**Directive**
Reproduce exactly the run of lines from the one containing "Give me the" through the one containing "Chart.register(...registerables);". Pictures do not belong in the copy.

**Material for this exercise**
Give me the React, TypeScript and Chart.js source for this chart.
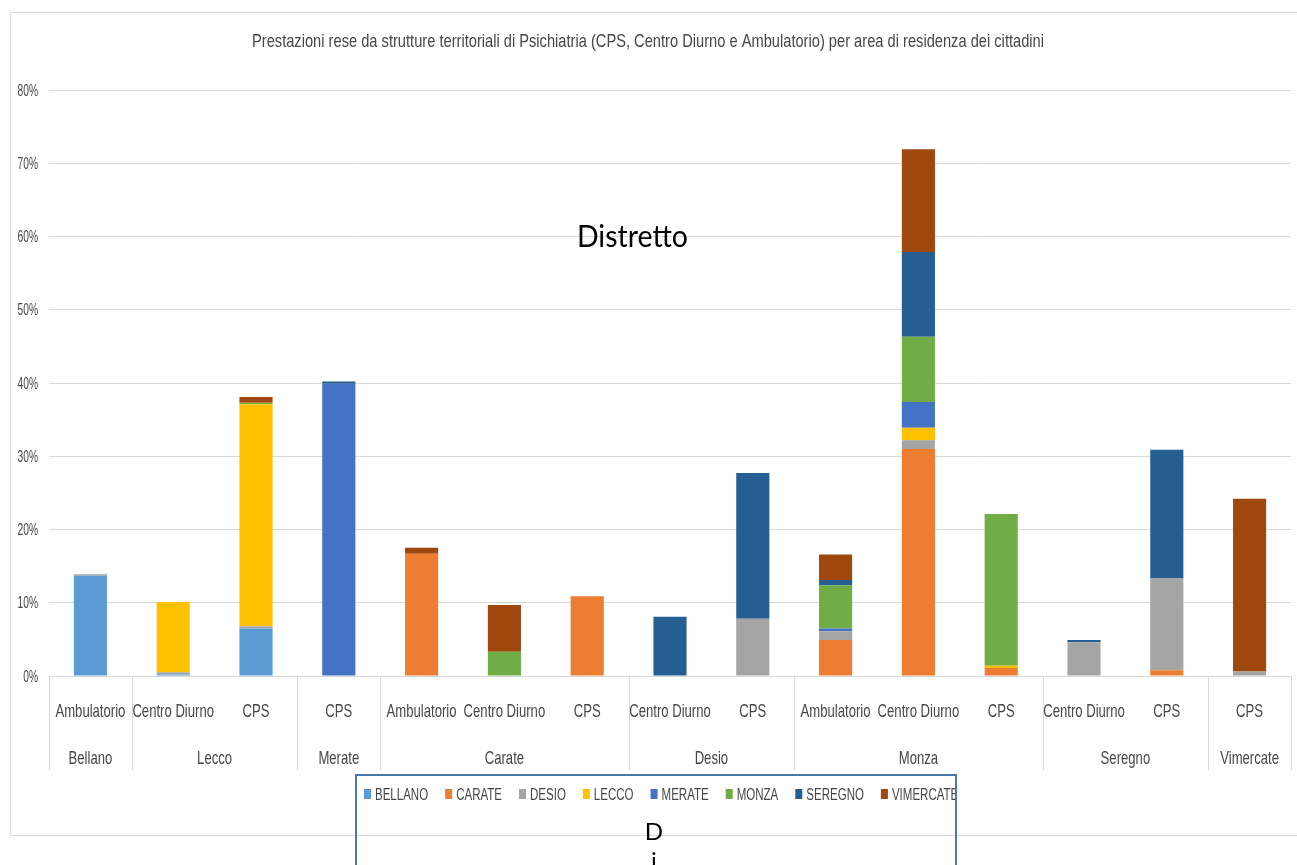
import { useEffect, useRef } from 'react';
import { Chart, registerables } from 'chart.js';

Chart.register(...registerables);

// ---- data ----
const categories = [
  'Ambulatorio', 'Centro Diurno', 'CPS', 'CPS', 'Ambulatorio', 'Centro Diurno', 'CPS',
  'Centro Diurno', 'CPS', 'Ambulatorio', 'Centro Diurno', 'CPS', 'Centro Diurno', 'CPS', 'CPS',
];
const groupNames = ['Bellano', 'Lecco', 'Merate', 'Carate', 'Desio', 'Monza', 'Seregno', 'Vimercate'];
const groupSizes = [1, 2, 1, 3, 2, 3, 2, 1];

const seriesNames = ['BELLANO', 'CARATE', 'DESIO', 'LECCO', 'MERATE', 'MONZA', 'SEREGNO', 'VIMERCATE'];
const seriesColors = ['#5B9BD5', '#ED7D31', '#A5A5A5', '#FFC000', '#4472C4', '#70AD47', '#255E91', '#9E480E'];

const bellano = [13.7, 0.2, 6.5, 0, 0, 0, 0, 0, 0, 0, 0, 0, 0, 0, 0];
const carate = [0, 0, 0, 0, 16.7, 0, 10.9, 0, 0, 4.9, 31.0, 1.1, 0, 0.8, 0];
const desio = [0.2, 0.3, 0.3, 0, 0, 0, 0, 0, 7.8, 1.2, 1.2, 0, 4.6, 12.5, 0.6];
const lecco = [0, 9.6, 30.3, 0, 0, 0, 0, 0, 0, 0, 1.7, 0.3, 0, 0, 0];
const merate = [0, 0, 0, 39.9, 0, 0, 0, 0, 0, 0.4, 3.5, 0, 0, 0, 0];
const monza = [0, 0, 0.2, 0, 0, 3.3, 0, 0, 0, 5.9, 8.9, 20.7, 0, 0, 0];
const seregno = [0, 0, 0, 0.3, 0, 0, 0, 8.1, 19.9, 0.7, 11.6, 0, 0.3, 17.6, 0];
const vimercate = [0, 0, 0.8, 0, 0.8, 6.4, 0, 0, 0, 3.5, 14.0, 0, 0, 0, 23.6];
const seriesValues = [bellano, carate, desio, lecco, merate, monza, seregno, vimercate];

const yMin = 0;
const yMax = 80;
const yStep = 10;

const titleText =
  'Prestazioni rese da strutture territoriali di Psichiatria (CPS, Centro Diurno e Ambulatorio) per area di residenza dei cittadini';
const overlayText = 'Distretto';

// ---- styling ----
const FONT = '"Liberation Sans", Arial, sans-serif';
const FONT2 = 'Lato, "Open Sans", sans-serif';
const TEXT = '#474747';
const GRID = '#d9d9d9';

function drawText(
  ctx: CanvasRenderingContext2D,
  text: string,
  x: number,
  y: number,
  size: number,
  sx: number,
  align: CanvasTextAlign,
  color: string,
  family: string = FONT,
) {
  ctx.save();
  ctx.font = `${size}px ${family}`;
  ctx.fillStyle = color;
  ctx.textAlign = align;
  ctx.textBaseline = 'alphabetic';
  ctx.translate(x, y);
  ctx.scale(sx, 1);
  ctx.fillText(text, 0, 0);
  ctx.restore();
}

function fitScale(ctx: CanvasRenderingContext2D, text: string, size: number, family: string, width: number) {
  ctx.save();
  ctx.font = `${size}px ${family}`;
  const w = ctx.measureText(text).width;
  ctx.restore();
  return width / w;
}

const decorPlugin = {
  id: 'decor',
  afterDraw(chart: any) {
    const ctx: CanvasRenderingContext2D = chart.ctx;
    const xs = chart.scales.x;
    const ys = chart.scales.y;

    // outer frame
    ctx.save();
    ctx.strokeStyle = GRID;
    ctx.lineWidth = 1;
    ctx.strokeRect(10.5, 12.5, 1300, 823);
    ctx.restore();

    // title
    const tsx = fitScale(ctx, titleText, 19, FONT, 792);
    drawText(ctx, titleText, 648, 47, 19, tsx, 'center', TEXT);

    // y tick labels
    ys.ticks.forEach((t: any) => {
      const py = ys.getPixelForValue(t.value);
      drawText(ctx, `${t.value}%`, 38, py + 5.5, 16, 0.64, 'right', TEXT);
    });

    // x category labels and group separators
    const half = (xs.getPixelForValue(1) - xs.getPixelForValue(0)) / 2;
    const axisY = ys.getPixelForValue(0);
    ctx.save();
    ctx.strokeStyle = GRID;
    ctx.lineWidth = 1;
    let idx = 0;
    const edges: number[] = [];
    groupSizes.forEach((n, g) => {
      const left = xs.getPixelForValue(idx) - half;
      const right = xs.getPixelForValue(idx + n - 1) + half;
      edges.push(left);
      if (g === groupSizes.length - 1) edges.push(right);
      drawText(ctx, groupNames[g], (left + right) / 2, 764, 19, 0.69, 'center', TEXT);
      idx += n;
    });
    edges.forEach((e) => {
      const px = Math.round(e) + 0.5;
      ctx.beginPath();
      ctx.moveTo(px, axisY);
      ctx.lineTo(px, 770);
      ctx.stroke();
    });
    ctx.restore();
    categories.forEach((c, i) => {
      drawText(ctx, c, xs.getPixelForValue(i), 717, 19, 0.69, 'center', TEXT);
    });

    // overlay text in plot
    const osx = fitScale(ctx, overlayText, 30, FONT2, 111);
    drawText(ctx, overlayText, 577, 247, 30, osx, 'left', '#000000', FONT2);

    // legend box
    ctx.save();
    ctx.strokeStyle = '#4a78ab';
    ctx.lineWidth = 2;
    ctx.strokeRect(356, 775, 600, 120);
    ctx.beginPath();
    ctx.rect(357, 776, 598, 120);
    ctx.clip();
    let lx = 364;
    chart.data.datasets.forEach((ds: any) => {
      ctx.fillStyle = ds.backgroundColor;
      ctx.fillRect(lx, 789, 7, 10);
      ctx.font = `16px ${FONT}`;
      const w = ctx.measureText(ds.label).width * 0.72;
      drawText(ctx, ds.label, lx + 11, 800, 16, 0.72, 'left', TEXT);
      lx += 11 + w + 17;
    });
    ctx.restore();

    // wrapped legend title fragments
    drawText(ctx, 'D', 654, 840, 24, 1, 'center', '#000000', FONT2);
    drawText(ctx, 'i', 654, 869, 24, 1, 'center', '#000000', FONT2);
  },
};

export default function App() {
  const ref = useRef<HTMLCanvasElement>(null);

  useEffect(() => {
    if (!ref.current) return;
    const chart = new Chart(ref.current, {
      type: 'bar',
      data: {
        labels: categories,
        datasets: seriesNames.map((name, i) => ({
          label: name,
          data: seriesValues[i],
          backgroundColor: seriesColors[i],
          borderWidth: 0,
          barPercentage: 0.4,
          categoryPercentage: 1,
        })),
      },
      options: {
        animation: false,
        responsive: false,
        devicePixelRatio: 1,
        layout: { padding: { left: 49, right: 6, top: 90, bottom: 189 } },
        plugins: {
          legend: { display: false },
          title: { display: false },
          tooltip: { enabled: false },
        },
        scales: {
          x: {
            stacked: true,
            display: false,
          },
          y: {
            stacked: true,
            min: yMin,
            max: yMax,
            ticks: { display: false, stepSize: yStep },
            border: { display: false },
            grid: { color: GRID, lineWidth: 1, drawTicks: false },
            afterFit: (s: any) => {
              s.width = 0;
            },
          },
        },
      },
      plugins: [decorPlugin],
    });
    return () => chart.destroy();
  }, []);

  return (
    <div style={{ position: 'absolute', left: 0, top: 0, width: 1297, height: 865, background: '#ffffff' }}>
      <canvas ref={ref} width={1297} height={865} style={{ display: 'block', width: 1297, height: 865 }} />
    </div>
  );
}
* * *
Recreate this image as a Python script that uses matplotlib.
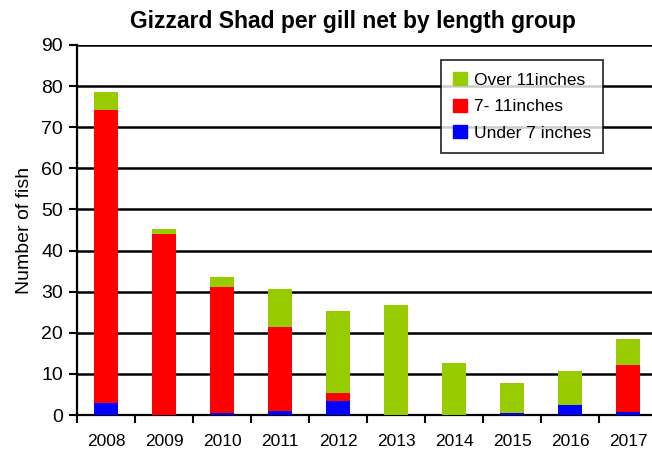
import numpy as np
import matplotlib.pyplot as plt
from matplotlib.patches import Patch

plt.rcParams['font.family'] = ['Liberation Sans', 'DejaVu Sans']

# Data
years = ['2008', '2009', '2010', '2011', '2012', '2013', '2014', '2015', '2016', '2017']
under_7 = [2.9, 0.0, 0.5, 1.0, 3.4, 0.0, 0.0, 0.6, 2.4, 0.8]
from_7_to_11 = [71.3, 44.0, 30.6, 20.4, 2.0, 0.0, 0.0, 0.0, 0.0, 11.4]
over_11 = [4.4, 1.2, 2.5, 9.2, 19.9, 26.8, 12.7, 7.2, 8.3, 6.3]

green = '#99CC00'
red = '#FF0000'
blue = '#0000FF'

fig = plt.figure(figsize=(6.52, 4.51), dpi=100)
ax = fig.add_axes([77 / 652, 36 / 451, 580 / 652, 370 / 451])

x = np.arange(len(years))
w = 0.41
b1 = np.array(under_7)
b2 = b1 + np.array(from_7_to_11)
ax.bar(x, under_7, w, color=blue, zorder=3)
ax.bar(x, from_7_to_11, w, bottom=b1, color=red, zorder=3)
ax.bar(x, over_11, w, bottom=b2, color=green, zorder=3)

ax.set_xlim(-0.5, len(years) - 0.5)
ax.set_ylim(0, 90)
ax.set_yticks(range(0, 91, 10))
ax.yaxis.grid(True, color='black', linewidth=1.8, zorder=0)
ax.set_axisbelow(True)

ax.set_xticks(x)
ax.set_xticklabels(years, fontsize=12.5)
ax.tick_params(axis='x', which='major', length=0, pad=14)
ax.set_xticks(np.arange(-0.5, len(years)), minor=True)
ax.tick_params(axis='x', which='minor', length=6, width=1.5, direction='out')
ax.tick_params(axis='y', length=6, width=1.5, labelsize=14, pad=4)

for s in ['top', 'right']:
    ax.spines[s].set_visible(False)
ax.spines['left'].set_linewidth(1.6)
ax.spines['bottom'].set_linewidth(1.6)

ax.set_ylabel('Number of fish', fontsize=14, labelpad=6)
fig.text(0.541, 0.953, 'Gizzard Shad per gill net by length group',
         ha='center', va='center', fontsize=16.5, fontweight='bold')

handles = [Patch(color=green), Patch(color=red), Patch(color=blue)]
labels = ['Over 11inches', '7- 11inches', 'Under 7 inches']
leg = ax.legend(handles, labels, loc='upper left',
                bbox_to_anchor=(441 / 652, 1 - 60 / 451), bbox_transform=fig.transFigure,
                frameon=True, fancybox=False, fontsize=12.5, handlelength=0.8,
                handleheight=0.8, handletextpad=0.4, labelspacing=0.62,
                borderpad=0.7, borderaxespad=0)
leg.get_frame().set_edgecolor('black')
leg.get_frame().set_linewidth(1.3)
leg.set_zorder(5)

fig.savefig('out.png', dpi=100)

**Exercise solution**
Give me the React, TypeScript and Chart.js source for this chart.
import { useEffect, useRef } from 'react';
import { Chart, registerables } from 'chart.js';

Chart.register(...registerables);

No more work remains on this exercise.